Bah Oury est désormais Président d’un Parti. Moi je suis le Président de l’UFDG. Nos deux partis militent au sein du FNDC contre le changement de Constitution et le troisième mandat.
La situation sécuritaire se dégrade dans des pays comme le Mali, le Burkina, le Niger entre autres. La Guinée est-elle à l’abri d’une contagion du phénomène djihadiste ?
Aucun pays n’est à l’abri d’une contagion du phénomène djihadiste surtout si la qualité de la gouvernance et de l’éducation laisse à désirer. La pauvreté, l’injustice, le chômage et l’exclusion peuvent favoriser la délinquance, l’émigration de masse et peut-être le terrorisme. Heureusement, notre pays, la Guinée, est épargnée par ce fléau.
Vous êtes économiste. Quel est votre point de vue sur l’Eco, la nouvelle monnaie qui devrait voir le jour dans l’espace CEDEAO ?
L’avènement d’une monnaie unique pour l’Afrique de l’Ouest est aujourd’hui bien engagé. Je m’en réjouis d’autant plus que c’est un projet qui ne manquera pas de renforcer l’intégration économique de la sous-région.
Les avantages attendus sont bien connus au plan économique et commercial. Je ne reviendrai pas là-dessus. Il y a un avantage d’ordre politique et psychologique qui est beaucoup attendu par la société civile et les nouvelles générations.
’’ L’Afrique de l’Ouest va se débarrasser du FCFA considéré comme une relique coloniale’’
L’Afrique de l’Ouest va se débarrasser du FCFA considéré comme une relique coloniale. Ceci dit, ce sont les difficultés rencontrées dans la création d’une monnaie unique pour l’Afrique de l’Ouest qui a prolongé la vie du FCFA. En effet, l’introduction d’une monnaie unique en Afrique de l’ouest devait déjà avoir lieu en 2003 avant d’être reportée à plusieurs reprises en 2005, 2010 et 2014.
Ce report n’est pas fortuit. Il traduit le fait que la monnaie est un bien spécifique dont le socle est la confiance. Sa création ne répond donc pas à des discours incantatoires. Elle obéit à des conditions d’une exigence particulière. Bien entendu, mon souhait est que tous les États membres répondent aux critères de convergence dans les meilleurs délais pour l’effectivité de l’Eco comme monnaie unique sur tout le territoire de l’Afrique de l’Ouest.
Demain, si vous accédez au pouvoir. Est-ce que vous renégocierez les contrats miniers signés par l’actuel régime ?

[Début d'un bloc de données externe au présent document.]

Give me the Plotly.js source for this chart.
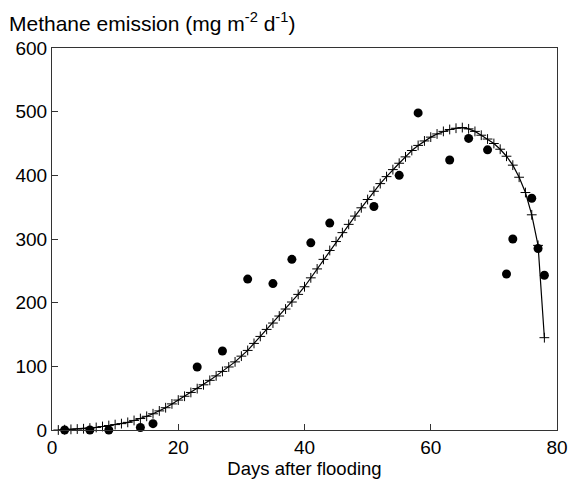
<!DOCTYPE html>
<html>
<head>
<meta charset="utf-8">
<script src="https://cdn.plot.ly/plotly-3.0.1.min.js"></script>
<style>html,body{margin:0;padding:0;background:#fff;}#chart{width:574px;height:486px;}</style>
</head>
<body>
<div id="chart"></div>
<script>
// Observed methane emission (dots)
const obsDays = [2, 6, 9, 14, 16, 23, 27, 31, 35, 38, 41, 44, 51, 55, 58, 63, 66, 69, 72, 73, 76, 77, 78];
const obsEmission = [0, 0, 0, 4, 10, 99, 124, 237, 230, 268, 294, 325, 351, 400, 498, 424, 458, 440, 245, 300, 364, 285, 243];

// Simulated methane emission (line with + markers)
const simDays = [1, 2, 3, 4, 5, 6, 7, 8, 9, 10, 11, 12, 13, 14, 15, 16, 17, 18, 19, 20,
  21, 22, 23, 24, 25, 26, 27, 28, 29, 30, 31, 32, 33, 34, 35, 36, 37, 38, 39, 40,
  41, 42, 43, 44, 45, 46, 47, 48, 49, 50, 51, 52, 53, 54, 55, 56, 57, 58, 59, 60,
  61, 62, 63, 64, 65, 66, 67, 68, 69, 70, 71, 72, 73, 74, 75, 76, 77, 78];
const simEmission = [0, 0.5, 1, 1.5, 2, 3, 4, 5.5, 7, 8.5, 10, 12, 15, 18, 21.5, 25.5, 30, 35, 41, 47,
  53, 59, 65, 71, 78, 85, 92, 99, 107, 116, 125, 136, 147, 158, 168, 179, 190, 201, 213, 225,
  239, 253, 268, 282, 296, 310, 323, 336, 349, 362, 375, 387, 398, 409, 419, 429, 439, 447, 454, 460,
  465, 469, 472, 474, 475, 473, 469, 463, 457, 450, 441, 430, 416, 397, 373, 338, 290, 145];

const xTicks = [0, 20, 40, 60, 80];
const yTicks = [0, 100, 200, 300, 400, 500, 600];

const FONT = 'Liberation Sans, Arial, Helvetica, sans-serif';

const traces = [
  {
    x: simDays, y: simEmission, type: 'scatter', mode: 'lines+markers',
    line: {color: '#000', width: 1.2},
    marker: {symbol: 'cross-thin', size: 7, color: '#000', line: {color: '#000', width: 1}},
    cliponaxis: false, showlegend: false, hoverinfo: 'skip'
  },
  {
    x: obsDays, y: obsEmission, type: 'scatter', mode: 'markers',
    marker: {symbol: 'circle', size: 9, color: '#000'},
    cliponaxis: false, showlegend: false, hoverinfo: 'skip'
  }
];

const layout = {
  width: 574, height: 486,
  margin: {l: 51.7, r: 16.5, t: 47.5, b: 55.5},
  paper_bgcolor: '#fff', plot_bgcolor: '#fff',
  font: {family: FONT, size: 19, color: '#000'},
  showlegend: false,
  xaxis: {
    range: [0, 80], tickvals: xTicks, ticktext: xTicks.map(String),
    ticks: 'inside', ticklen: 6, tickwidth: 1, tickcolor: '#333',
    showline: true, linecolor: '#333', linewidth: 1, mirror: true,
    showgrid: false, zeroline: false,
    tickfont: {family: FONT, size: 19, color: '#000'},
    title: {text: 'Days after flooding', font: {family: FONT, size: 18.5, color: '#000'}, standoff: 2}
  },
  yaxis: {
    range: [0, 600], tickvals: yTicks, ticktext: yTicks.map(String),
    ticks: 'inside', ticklen: 6, tickwidth: 1, tickcolor: '#333',
    showline: true, linecolor: '#333', linewidth: 1, mirror: true,
    showgrid: false, zeroline: false,
    tickfont: {family: FONT, size: 19, color: '#000'}
  },
  annotations: [{
    text: 'Methane emission (mg m<sup>-2</sup> d<sup>-1</sup>)',
    xref: 'paper', yref: 'paper', x: 0, y: 1, xanchor: 'left', yanchor: 'bottom',
    xshift: -45, yshift: 11, showarrow: false,
    font: {family: FONT, size: 21, color: '#000'}
  }]
};

Plotly.newPlot('chart', traces, layout, {displayModeBar: false, staticPlot: true});
</script>
</body>
</html>
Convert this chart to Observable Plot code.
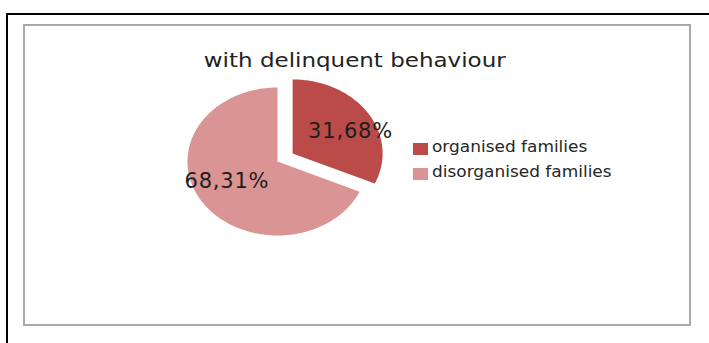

Aucun contrat n’est immuable. Tout contrat peut être renégocié et amendé mais nous devons respecter les engagements pris au nom du principe de continuité de l’État. Cela dit, s’il est possible d’amender ou de réaménager les contrats de longue durée pour mieux partager les revenus, pourquoi pas, mais il ne faudra pas perdre de vue que le secteur minier est un secteur à haute intensité capitalistique requérant plusieurs années, et parfois des décennies entre l’injection initiale de capital et le retour sur investissement.
’’ Toute révision de contrat ou de convention doit se faire dans le respect des intérêts de la Guinée et des investisseurs privés’’
Il va sans dire que toute révision de contrat ou de convention doit se faire dans le respect des intérêts de la Guinée et des investisseurs privés.